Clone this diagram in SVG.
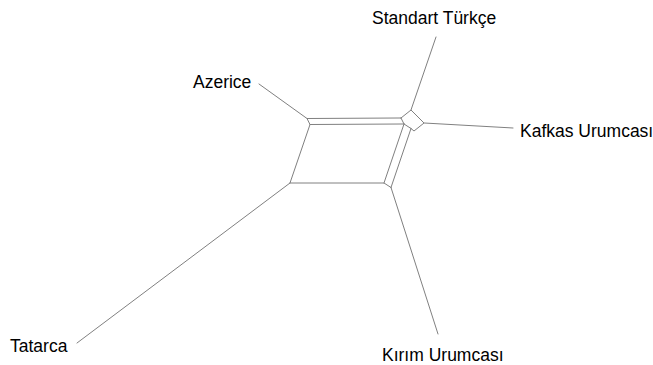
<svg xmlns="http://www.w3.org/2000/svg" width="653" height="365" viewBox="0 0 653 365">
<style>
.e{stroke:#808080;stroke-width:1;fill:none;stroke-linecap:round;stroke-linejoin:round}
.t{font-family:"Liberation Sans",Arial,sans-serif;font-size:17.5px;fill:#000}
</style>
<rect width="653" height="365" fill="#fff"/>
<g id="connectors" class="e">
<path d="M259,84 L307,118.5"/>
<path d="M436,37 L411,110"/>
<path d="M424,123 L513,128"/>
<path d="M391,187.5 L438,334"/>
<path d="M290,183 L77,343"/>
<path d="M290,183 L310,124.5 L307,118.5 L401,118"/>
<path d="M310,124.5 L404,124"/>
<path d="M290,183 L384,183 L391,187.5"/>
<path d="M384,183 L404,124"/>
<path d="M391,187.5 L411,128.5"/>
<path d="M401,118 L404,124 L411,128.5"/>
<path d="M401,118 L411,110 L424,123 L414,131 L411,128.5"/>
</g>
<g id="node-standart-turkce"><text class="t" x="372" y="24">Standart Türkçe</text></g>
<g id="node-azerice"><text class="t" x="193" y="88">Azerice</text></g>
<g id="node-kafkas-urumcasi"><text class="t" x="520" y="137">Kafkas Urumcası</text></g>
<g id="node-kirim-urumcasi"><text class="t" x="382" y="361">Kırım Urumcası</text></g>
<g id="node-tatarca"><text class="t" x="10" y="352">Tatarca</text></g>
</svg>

• **Objective**
Keep the pictures out of the copy and return the rest of the data above exactly.

• **Response**
Clone this diagram in SVG.
<svg xmlns="http://www.w3.org/2000/svg" width="653" height="365" viewBox="0 0 653 365">
<style>
.e{stroke:#808080;stroke-width:1;fill:none;stroke-linecap:round;stroke-linejoin:round}
.t{font-family:"Liberation Sans",Arial,sans-serif;font-size:17.5px;fill:#000}
</style>
<rect width="653" height="365" fill="#fff"/>
<g id="connectors" class="e">
<path d="M259,84 L307,118.5"/>
<path d="M436,37 L411,110"/>
<path d="M424,123 L513,128"/>
<path d="M391,187.5 L438,334"/>
<path d="M290,183 L77,343"/>
<path d="M290,183 L310,124.5 L307,118.5 L401,118"/>
<path d="M310,124.5 L404,124"/>
<path d="M290,183 L384,183 L391,187.5"/>
<path d="M384,183 L404,124"/>
<path d="M391,187.5 L411,128.5"/>
<path d="M401,118 L404,124 L411,128.5"/>
<path d="M401,118 L411,110 L424,123 L414,131 L411,128.5"/>
</g>
<g id="node-standart-turkce"><text class="t" x="372" y="24">Standart Türkçe</text></g>
<g id="node-azerice"><text class="t" x="193" y="88">Azerice</text></g>
<g id="node-kafkas-urumcasi"><text class="t" x="520" y="137">Kafkas Urumcası</text></g>
<g id="node-kirim-urumcasi"><text class="t" x="382" y="361">Kırım Urumcası</text></g>
<g id="node-tatarca"><text class="t" x="10" y="352">Tatarca</text></g>
</svg>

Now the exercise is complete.